Comment by Rodeoclash

7 days ago

In my opinion that's what makes Villeneuve's so great. For example, I think almost any other director would have had an info dump about what Mentat's are in the Dune universe, motivations and they they are important. Instead in Villeneuve's version, you simply see the results. For those watching the film without the context you simply chalk it up to a weird and wonderful way that the universe works. For those that have read the book, you get to do the information dump about Mentat's on your poor unexpecting wife who's watching the film with you.

This embodies show don't tell and it works amazingly.

> This embodies show don't tell and it works amazingly.

That's not "show, don't tell". That's "you need the companion book".

A masterclass in "Show, don't tell" is the intro to Pixar's "Up". If you haven't seen it, you absolutely must.

"Show, don't tell" isn't stuff that is lost on the uninitiated. It's stuff that is masterfully communicated without the need for corny expository dialogue.

Villeneuve's mentats are like an adult joke in a kid film.

  • The films don't really give themselves a need to explain the mentats beyond "they're good at maths".

    I do think they could have done better at showing that mentats are capable of huge feats of computation and planning and take the place of advanced computers, and that wouldn't need exposition. The "answer a numerical question with unnecessary decimal places" trope was worn when Commander Data did it for the millionth time. Moreover, it was something that seemed like a simple multiplication: something normal humans who are good at mental arithmetic can do. Having Thufir do the eye thing to deduce the exact location of the hunter-killer agent based on a huge stream of data would have been a good way to do it, for example.
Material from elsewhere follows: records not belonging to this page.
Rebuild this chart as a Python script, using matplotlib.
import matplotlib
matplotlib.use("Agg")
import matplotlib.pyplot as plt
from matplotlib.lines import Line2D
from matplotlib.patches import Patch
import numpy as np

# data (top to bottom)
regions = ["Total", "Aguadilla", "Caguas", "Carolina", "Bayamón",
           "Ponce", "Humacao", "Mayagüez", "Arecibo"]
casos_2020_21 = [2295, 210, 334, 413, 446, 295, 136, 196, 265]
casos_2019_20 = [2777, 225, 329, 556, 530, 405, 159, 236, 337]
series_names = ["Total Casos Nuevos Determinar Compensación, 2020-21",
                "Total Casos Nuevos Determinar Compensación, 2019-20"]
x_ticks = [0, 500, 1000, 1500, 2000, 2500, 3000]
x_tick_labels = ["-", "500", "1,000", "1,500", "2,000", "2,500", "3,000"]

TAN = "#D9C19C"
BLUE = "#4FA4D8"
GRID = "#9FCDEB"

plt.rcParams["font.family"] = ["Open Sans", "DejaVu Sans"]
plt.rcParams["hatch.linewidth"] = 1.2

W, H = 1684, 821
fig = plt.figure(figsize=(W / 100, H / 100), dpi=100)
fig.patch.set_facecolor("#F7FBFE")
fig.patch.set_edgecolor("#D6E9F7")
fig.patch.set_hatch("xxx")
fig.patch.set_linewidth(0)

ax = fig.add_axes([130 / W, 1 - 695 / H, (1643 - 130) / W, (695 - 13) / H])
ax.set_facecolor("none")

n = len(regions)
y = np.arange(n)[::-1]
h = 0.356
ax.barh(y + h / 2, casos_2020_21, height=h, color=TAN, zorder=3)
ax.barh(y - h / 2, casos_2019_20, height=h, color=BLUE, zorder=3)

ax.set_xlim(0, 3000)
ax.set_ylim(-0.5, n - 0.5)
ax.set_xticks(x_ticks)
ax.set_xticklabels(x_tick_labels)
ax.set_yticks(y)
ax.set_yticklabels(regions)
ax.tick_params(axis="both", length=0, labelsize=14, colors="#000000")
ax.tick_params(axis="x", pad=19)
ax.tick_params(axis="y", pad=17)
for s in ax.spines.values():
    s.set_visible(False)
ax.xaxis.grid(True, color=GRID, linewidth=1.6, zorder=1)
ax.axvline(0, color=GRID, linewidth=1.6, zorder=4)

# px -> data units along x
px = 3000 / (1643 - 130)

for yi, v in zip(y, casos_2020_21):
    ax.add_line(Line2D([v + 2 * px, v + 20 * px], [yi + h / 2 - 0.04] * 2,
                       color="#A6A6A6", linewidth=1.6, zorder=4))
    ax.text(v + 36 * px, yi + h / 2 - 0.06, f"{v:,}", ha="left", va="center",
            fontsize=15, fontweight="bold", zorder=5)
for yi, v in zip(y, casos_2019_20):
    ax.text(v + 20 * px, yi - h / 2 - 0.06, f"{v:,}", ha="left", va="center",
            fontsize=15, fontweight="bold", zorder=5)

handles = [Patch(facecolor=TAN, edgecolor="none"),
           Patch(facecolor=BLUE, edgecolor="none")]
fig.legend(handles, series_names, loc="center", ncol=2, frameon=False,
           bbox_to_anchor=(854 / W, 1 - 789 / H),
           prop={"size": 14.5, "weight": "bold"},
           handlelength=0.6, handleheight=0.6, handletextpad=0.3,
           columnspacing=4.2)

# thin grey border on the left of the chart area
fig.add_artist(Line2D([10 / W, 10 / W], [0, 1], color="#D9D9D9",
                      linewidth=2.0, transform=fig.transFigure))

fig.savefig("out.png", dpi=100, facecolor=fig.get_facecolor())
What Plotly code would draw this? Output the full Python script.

That would have made it clearer that Thufir (and by extension Piter via the lip tattoo) was more than a uniformed wedding planner and is actually a powerful, indispensable and dangerously skilled superhuman.

    Likewise having someone lament that, say, an ornithopter or carryall could use an autopilot and someone reply "ha, yes, and get the planet nuked from orbit by the Great Families for harbouring a thinking machine, not a good plan" would have shown the approximate limits on technology leading to the need for mentats.

    Not showing that didn't really affect the story they did choose tell (i.e. one that, for example, doesn't ever mention or allude to the Butlerian Jihad), but I think they could have added just a little more useful depth without it just being superfluous book details added for the book fans to notice.

    One wonders if they left out the war on thinking machines as being at risk of breaking the suspension of disbelief for being too (pre-!)derivative of the Matrix and being overly close to current zeitgeist with LLMs dominating every conversation.

  • > It's stuff that is masterfully communicated without the need for corny expository dialogue

    This is the scene I'm thinking of: https://youtu.be/70FLqFWJMNk?si=0faCWRS9aNpVTil4&t=68

    You don't need to know that the character is a mentat. The story works perfectly well without that knowledge. But if you do then it adds a second layer to the scene. Much like watching something like the early Simpson's is even better if you have a grounding in the novels and movies that they're parodying but isn't required to get the show.

    > A masterclass in "Show, don't tell" is the intro to Pixar's "Up". If you haven't seen it, you absolutely must.

    I have seen it quite some time ago, please point out some clips where you feel the show don't tell is executed well.

    • I'd say the entire expository section about the protagonist's romantic life prior to the film is apt.

      Barely any words spoken, even. Conveys everything.